At the final weigh-in, Mark’s face has clearly shrunk, making him look a little bit like Kenny Powers in a bandana, and when he steps on the scale, the number says it all: Mark weighs 357.4 lbs., a total of 159.6 lbs. lost. Though Patty started slow, the results are visible when she steps on the scale, too, weighing-in at 247 lbs., a total loss of 65.8 lbs. Patty feels “awesome” and is armed with knowledge about nutrition and exercise and is ready to take it into the real world. “I didn’t want to live the way I was living and now I don’t have to anymore.”
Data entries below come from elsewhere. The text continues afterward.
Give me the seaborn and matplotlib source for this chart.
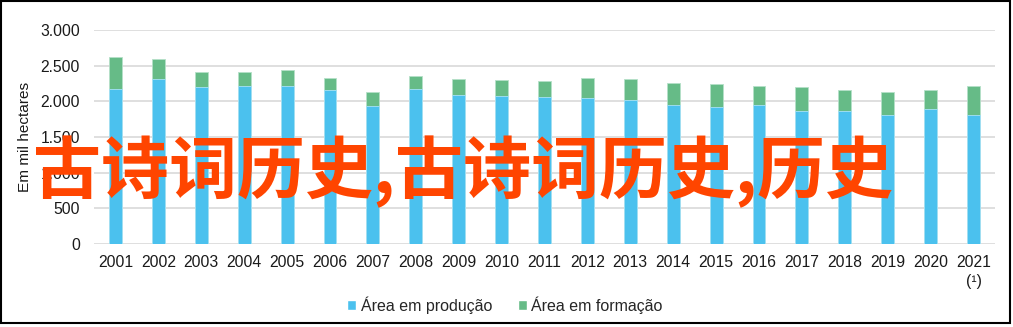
import numpy as np
import pandas as pd
import matplotlib
matplotlib.use("Agg")
import matplotlib.pyplot as plt
import seaborn as sns
from matplotlib.ticker import FuncFormatter
from matplotlib.patches import Rectangle, Patch

years = ["2001", "2002", "2003", "2004", "2005", "2006", "2007", "2008", "2009", "2010",
         "2011", "2012", "2013", "2014", "2015", "2016", "2017", "2018", "2019", "2020", "2021"]
year_labels = years[:-1] + ["2021\n(¹)"]
producao = [2177, 2309, 2197, 2211, 2220, 2155, 1935, 2168, 2089, 2079,
            2056, 2051, 2014, 1944, 1916, 1944, 1860, 1860, 1808, 1888, 1804]
total = [2617, 2594, 2407, 2416, 2435, 2323, 2127, 2360, 2313, 2295,
         2281, 2327, 2309, 2257, 2248, 2220, 2206, 2159, 2131, 2159, 2215]
formacao = [t - p for t, p in zip(total, producao)]

blue = "#4BC1EE"
green = "#66BB87"

sns.set_theme(style="white")
plt.rcParams["font.family"] = ["Liberation Sans", "DejaVu Sans"]

df = pd.DataFrame({"ano": years, "producao": producao, "formacao": formacao})
df["total"] = df["producao"] + df["formacao"]

W, H = 1013, 327
fig = plt.figure(figsize=(W / 100, H / 100), dpi=100)
ax = fig.add_axes([94 / W, 1 - 244 / H, (995 - 94) / W, (244 - 30) / H])

sns.barplot(data=df, x="ano", y="total", color=green, width=0.3, ax=ax,
            saturation=1, edgecolor="#B5E0C8", linewidth=0.6, zorder=2)
sns.barplot(data=df, x="ano", y="producao", color=blue, width=0.3, ax=ax,
            saturation=1, edgecolor="#A8E2F6", linewidth=0.6, zorder=3)

ax.set_ylim(0, 3000)
ax.set_xlim(-0.5, len(years) - 0.5)
ax.set_yticks(np.arange(0, 3001, 500))
ax.yaxis.set_major_formatter(FuncFormatter(lambda v, p: f"{v:,.0f}".replace(",", ".")))
ax.set_xticks(range(len(years)))
ax.set_xticklabels(year_labels, fontsize=11.3, color="#1a1a1a", linespacing=1.35)
ax.tick_params(axis="y", labelsize=11.3, labelcolor="#1a1a1a", length=0, pad=10)
ax.tick_params(axis="x", length=0, pad=8)
ax.grid(axis="y", color="#D9D9D9", linewidth=1.2, zorder=0)
ax.set_axisbelow(True)
for s in ax.spines.values():
    s.set_visible(False)
ax.set_xlabel("")
ax.set_ylabel("Em mil hectares", fontsize=11.1, color="#1a1a1a", labelpad=6)
ax.yaxis.set_label_coords(-62 / (995 - 94), 0.5)

handles = [Patch(facecolor=blue, label="Área em produção"),
           Patch(facecolor=green, label="Área em formação")]
fig.legend(handles=handles, loc="center", bbox_to_anchor=(505 / W, 1 - 305 / H),
           ncol=2, frameon=False, fontsize=11.5, handlelength=0.55, handleheight=0.55,
           handletextpad=0.3, columnspacing=1.6)

fig.text(33 / W, 1 - 172 / H, "古诗词历史,古诗词历史,历史", color="#FF4500",
         fontsize=49, fontweight="bold", ha="left", va="center",
         family=["Noto Sans CJK SC", "DejaVu Sans"], zorder=10)

fig.patches.append(Rectangle((1 / W, 1 - 323 / H), 1009 / W, 322 / H, transform=fig.transFigure,
                             fill=False, edgecolor="black", linewidth=1.5))

fig.savefig("out.png", dpi=100)
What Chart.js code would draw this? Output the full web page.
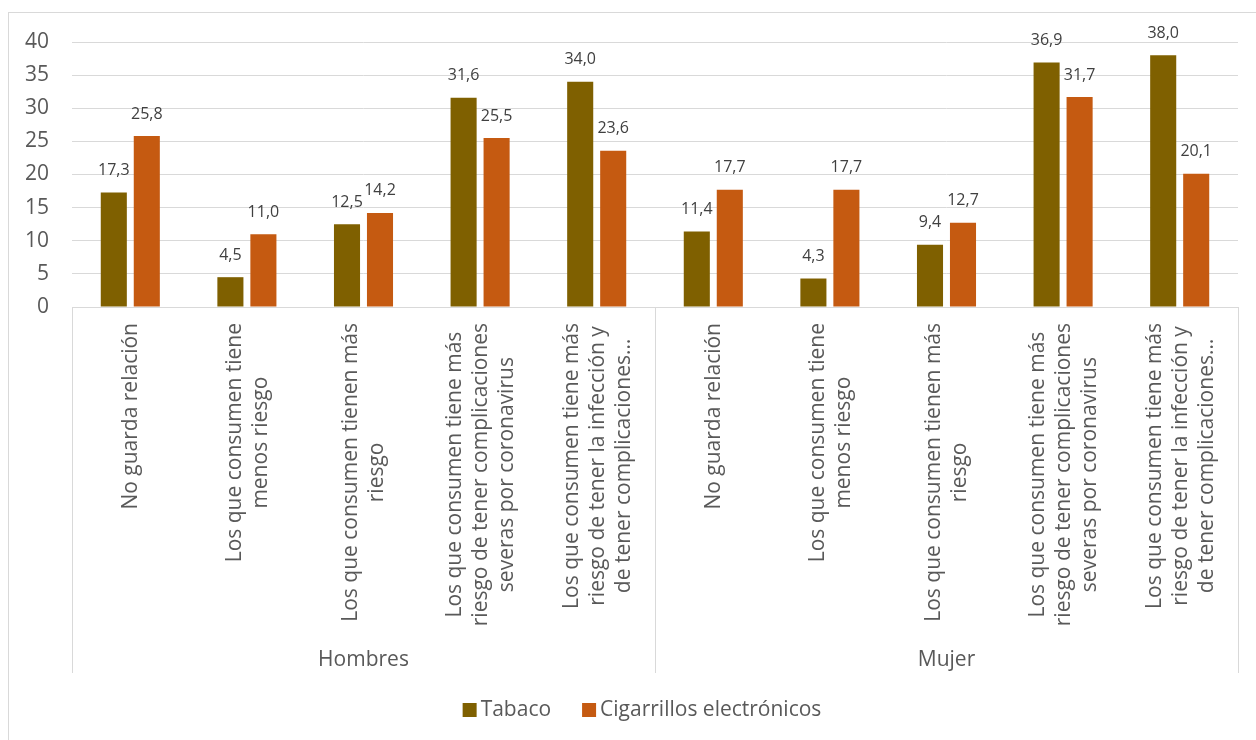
<!DOCTYPE html>
<html>
<head>
<meta charset="utf-8">
<script src="https://cdn.jsdelivr.net/npm/chart.js@4/dist/chart.umd.min.js"></script>
<style>
  html, body { margin: 0; padding: 0; background: #ffffff; }
  #c { display: block; }
</style>
</head>
<body>
<canvas id="c" width="1256" height="740"></canvas>
<script>
// ---- Data ----
const groups = ["Hombres", "Mujer"];
const subcategories = [
  ["No guarda relación"],
  ["Los que consumen tiene", "menos riesgo"],
  ["Los que consumen tienen más", "riesgo"],
  ["Los que consumen tiene más", "riesgo de tener complicaciones", "severas por coronavirus"],
  ["Los que consumen tiene más", "riesgo de tener la infección y", "de tener complicaciones…"]
];
const seriesNames = ["Tabaco", "Cigarrillos electrónicos"];
const tabacoValues = [17.3, 4.5, 12.5, 31.6, 34.0, 11.4, 4.3, 9.4, 36.9, 38.0];
const cigarrillosValues = [25.8, 11.0, 14.2, 25.5, 23.6, 17.7, 17.7, 12.7, 31.7, 20.1];
const yTicks = [0, 5, 10, 15, 20, 25, 30, 35, 40];

// Build category list (group x subcategory)
const categories = groups.flatMap(() => subcategories);
const groupSizes = groups.map(() => subcategories.length);

const colors = ["#7f6000", "#c55a11"];
const FONT = "'Open Sans', 'Noto Sans', sans-serif";
const TEXT = "#595959";
const LINE = "#d9d9d9";

function fmt(v) { return v.toFixed(1).replace(".", ","); }

const decorPlugin = {
  id: "decor",
  beforeDraw(chart) {
    const ctx = chart.ctx;
    ctx.save();
    ctx.fillStyle = "#ffffff";
    ctx.fillRect(0, 0, chart.width, chart.height);
    ctx.strokeStyle = LINE;
    ctx.lineWidth = 1;
    ctx.strokeRect(8.5, 12.5, chart.width + 20, chart.height + 20);
    ctx.restore();
  },
  afterDraw(chart) {
    const ctx = chart.ctx;
    const xs = chart.scales.x;
    const area = chart.chartArea;
    ctx.save();

    // Data labels
    ctx.font = "16px " + FONT;
    ctx.fillStyle = "#404040";
    ctx.textAlign = "center";
    ctx.textBaseline = "middle";
    chart.data.datasets.forEach((ds, di) => {
      chart.getDatasetMeta(di).data.forEach((bar, i) => {
        ctx.fillText(fmt(ds.data[i]), bar.x, bar.y - 22);
      });
    });

    // Category labels (rotated, multi-line centered, top aligned)
    ctx.font = "21px " + FONT;
    ctx.fillStyle = TEXT;
    const lh = 26;
    const topY = area.bottom + 16;
    categories.forEach((lines, i) => {
      const cx = xs.getPixelForValue(i) + 1;
      const w = Math.max(...lines.map(l => ctx.measureText(l).width));
      ctx.save();
      ctx.translate(cx, topY + w / 2);
      ctx.rotate(-Math.PI / 2);
      ctx.textAlign = "center";
      ctx.textBaseline = "middle";
      lines.forEach((l, k) => {
        ctx.fillText(l, 0, (k - (lines.length - 1) / 2) * lh);
      });
      ctx.restore();
    });

    // Separators and group labels
    const sepBottom = 673;
    ctx.strokeStyle = LINE;
    ctx.lineWidth = 1;
    let start = 0;
    const bounds = [area.left];
    groupSizes.forEach((n, g) => {
      const end = start + n - 1;
      const right = (end + 1 < categories.length)
        ? (xs.getPixelForValue(end) + xs.getPixelForValue(end + 1)) / 2
        : area.right;
      bounds.push(right);
      const left = bounds[g];
      ctx.fillStyle = TEXT;
      ctx.font = "21px " + FONT;
      ctx.textAlign = "center";
      ctx.textBaseline = "middle";
      ctx.fillText(groups[g], (left + right) / 2, 660);
      start += n;
    });
    bounds.forEach(b => {
      const x = Math.round(b) + 0.5;
      ctx.beginPath();
      ctx.moveTo(x, area.bottom);
      ctx.lineTo(x, sepBottom);
      ctx.stroke();
    });

    // Legend
    ctx.font = "21px " + FONT;
    ctx.textAlign = "left";
    ctx.textBaseline = "middle";
    const box = 14, gap = 4, itemGap = 31;
    const widths = seriesNames.map(n => box + gap + ctx.measureText(n).width);
    const total = widths.reduce((a, b) => a + b, 0) + itemGap * (seriesNames.length - 1);
    let lx = (area.left + area.right) / 2 - 13 - total / 2;
    const ly = 710;
    seriesNames.forEach((n, i) => {
      ctx.fillStyle = colors[i];
      ctx.fillRect(lx, ly - 7, box, box);
      ctx.fillStyle = TEXT;
      ctx.fillText(n, lx + box + gap, ly);
      lx += widths[i] + itemGap;
    });

    ctx.restore();
  }
};

new Chart(document.getElementById("c"), {
  type: "bar",
  data: {
    labels: categories.map(l => l.join(" ")),
    datasets: [
      { label: seriesNames[0], data: tabacoValues, backgroundColor: colors[0],
        categoryPercentage: 0.566, barPercentage: 0.79 },
      { label: seriesNames[1], data: cigarrillosValues, backgroundColor: colors[1],
        categoryPercentage: 0.566, barPercentage: 0.79 }
    ]
  },
  options: {
    responsive: false,
    animation: false,
    devicePixelRatio: 1,
    layout: { padding: { left: 0, top: 42, right: 18, bottom: 0 } },
    plugins: { legend: { display: false }, tooltip: { enabled: false } },
    scales: {
      x: {
        ticks: { display: false },
        grid: { display: false, drawTicks: false },
        border: { display: true, color: LINE, width: 1 },
        afterFit(s) { s.height = 433; }
      },
      y: {
        min: 0, max: 40,
        afterBuildTicks(s) { s.ticks = yTicks.map(v => ({ value: v })); },
        ticks: { padding: 23, color: TEXT, font: { family: FONT, size: 21 } },
        grid: { color: LINE, lineWidth: 1, drawTicks: false },
        border: { display: false },
        afterFit(s) { s.width = 72; }
      }
    }
  },
  plugins: [decorPlugin]
});
</script>
</body>
</html>
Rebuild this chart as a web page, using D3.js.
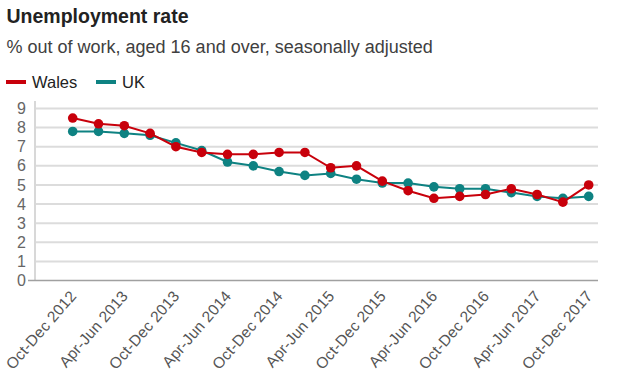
<!DOCTYPE html>
<html>
<head>
<meta charset="utf-8">
<script src="https://cdn.jsdelivr.net/npm/d3@7"></script>
<style>
  body { margin: 0; background: #fff; }
  svg { font-family: "Liberation Sans", Arial, sans-serif; display: block; }
</style>
</head>
<body>
<div id="chart"></div>
<script>
// Data
// =================================
var quarters = [
  "Oct-Dec 2012", "Jan-Mar 2013", "Apr-Jun 2013", "Jul-Sep 2013",
  "Oct-Dec 2013", "Jan-Mar 2014", "Apr-Jun 2014", "Jul-Sep 2014",
  "Oct-Dec 2014", "Jan-Mar 2015", "Apr-Jun 2015", "Jul-Sep 2015",
  "Oct-Dec 2015", "Jan-Mar 2016", "Apr-Jun 2016", "Jul-Sep 2016",
  "Oct-Dec 2016", "Jan-Mar 2017", "Apr-Jun 2017", "Jul-Sep 2017",
  "Oct-Dec 2017"
];
var walesRate = [8.5, 8.2, 8.1, 7.7, 7.0, 6.7, 6.6, 6.6, 6.7, 6.7, 5.9,
                 6.0, 5.2, 4.7, 4.3, 4.4, 4.5, 4.8, 4.5, 4.1, 5.0];
var ukRate    = [7.8, 7.8, 7.7, 7.6, 7.2, 6.8, 6.2, 6.0, 5.7, 5.5, 5.6,
                 5.3, 5.1, 5.1, 4.9, 4.8, 4.8, 4.6, 4.4, 4.3, 4.4];
var yTicks = [0, 1, 2, 3, 4, 5, 6, 7, 8, 9];
var seriesNames = ["Wales", "UK"];
var seriesColors = ["#c8000b", "#0e8282"];

// Set up chart
// =================================
var svgWidth  = 620;
var svgHeight = 385;

var plot = { left: 35, right: 598, top: 108.5, bottom: 280.5 };

var svg = d3.select("#chart")
  .append("svg")
  .attr("width", svgWidth)
  .attr("height", svgHeight);

// Title, subtitle
svg.append("text")
  .attr("x", 6.5)
  .attr("y", 23)
  .attr("font-size", 19.5)
  .attr("font-weight", "bold")
  .attr("fill", "#222")
  .text("Unemployment rate");

svg.append("text")
  .attr("x", 6.5)
  .attr("y", 53)
  .attr("font-size", 18)
  .attr("fill", "#404040")
  .text("% out of work, aged 16 and over, seasonally adjusted");

// Legend
var legend = svg.append("g")
  .selectAll("g")
  .data(seriesNames)
  .enter().append("g")
    .attr("transform", (d, i) => `translate(${6 + i * 90}, 0)`);

legend.append("rect")
  .attr("x", 0)
  .attr("y", 80)
  .attr("width", 20)
  .attr("height", 4)
  .attr("fill", (d, i) => seriesColors[i]);

legend.append("text")
  .attr("x", 26)
  .attr("y", 88)
  .attr("font-size", 16.5)
  .attr("fill", "#222")
  .text(d => d);

// Scales
// =================================
var xScale = d3.scalePoint()
  .domain(quarters)
  .range([72.7, 588.7]);

var yScale = d3.scaleLinear()
  .domain([0, 9])
  .range([plot.bottom, plot.top]);

// Gridlines + y labels
// =================================
var grid = svg.append("g");
grid.selectAll("line")
  .data(yTicks.filter(d => d > 0))
  .enter().append("line")
    .attr("x1", plot.left)
    .attr("x2", plot.right)
    .attr("y1", d => yScale(d))
    .attr("y2", d => yScale(d))
    .attr("stroke", "#dcdcdc")
    .attr("stroke-width", 2);

var yAxis = d3.axisLeft(yScale)
  .tickValues(yTicks)
  .tickSize(0)
  .tickPadding(9);

var yAxisG = svg.append("g")
  .attr("transform", `translate(${plot.left}, 0)`)
  .call(yAxis);
yAxisG.select(".domain").remove();
yAxisG.selectAll("text")
  .attr("font-size", 16)
  .attr("font-family", "Liberation Sans, Arial, sans-serif")
  .attr("fill", "#666");

// left axis line
svg.append("line")
  .attr("x1", plot.left)
  .attr("x2", plot.left)
  .attr("y1", 101)
  .attr("y2", plot.bottom)
  .attr("stroke", "#d8d8d8")
  .attr("stroke-width", 2);

// bottom axis line
svg.append("line")
  .attr("x1", 28)
  .attr("x2", plot.right)
  .attr("y1", plot.bottom)
  .attr("y2", plot.bottom)
  .attr("stroke", "#a0a0a0")
  .attr("stroke-width", 1.5);

// x labels, every other quarter
// =================================
var xAxis = d3.axisBottom(xScale)
  .tickValues(quarters.filter((d, i) => i % 2 === 0))
  .tickSize(0)
  .tickPadding(0);

var xAxisG = svg.append("g")
  .attr("transform", `translate(0, ${plot.bottom})`)
  .call(xAxis);
xAxisG.select(".domain").remove();
xAxisG.selectAll("text")
  .attr("font-size", 15.5)
  .attr("letter-spacing", 0.2)
  .attr("font-family", "Liberation Sans, Arial, sans-serif")
  .attr("fill", "#555")
  .attr("text-anchor", "end")
  .attr("dy", 0)
  .attr("y", 0)
  .attr("transform", "translate(4, 16) rotate(-49)");

// Lines and dots
// =================================
var series = [walesRate, ukRate];
var line = d3.line()
  .x((d, i) => xScale(quarters[i]))
  .y(d => yScale(d));

// UK drawn first, Wales on top
[1, 0].forEach(function(s) {
  var g = svg.append("g");
  g.append("path")
    .datum(series[s])
    .attr("d", line)
    .attr("fill", "none")
    .attr("stroke", seriesColors[s])
    .attr("stroke-width", 2);
  g.selectAll("circle")
    .data(series[s])
    .enter().append("circle")
      .attr("cx", (d, i) => xScale(quarters[i]))
      .attr("cy", d => yScale(d))
      .attr("r", 4.8)
      .attr("fill", seriesColors[s]);
});
</script>
</body>
</html>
I don’t normally write about “the big reveals” since “Heavy” went to the new format, but I’m making an exception for this episode because Mark’s big reveal was doing a half-marathon, and as a fellow fatty preparing to run a race, I think he deserves to have his story told all the way through. While he doesn’t run the whole way (There’s some walking and jogging.), Mark completes a half-marathon, 13.1 miles, a distance a lot of skinny fats couldn’t walk, and after he completes the race, Mark puts the last six months in perspective saying, “It’s not the end at all; it’s just the beginning.”
At the four-month follow-up, Mark has lost an additional 30 lbs. and has run another half-marathon. Patty, on the other hand, has struggled to maintain her weight loss, making her the first heavy in the new format to not at least keep the lost weight off.
Sounds like Patty needs a visit from David Robertson.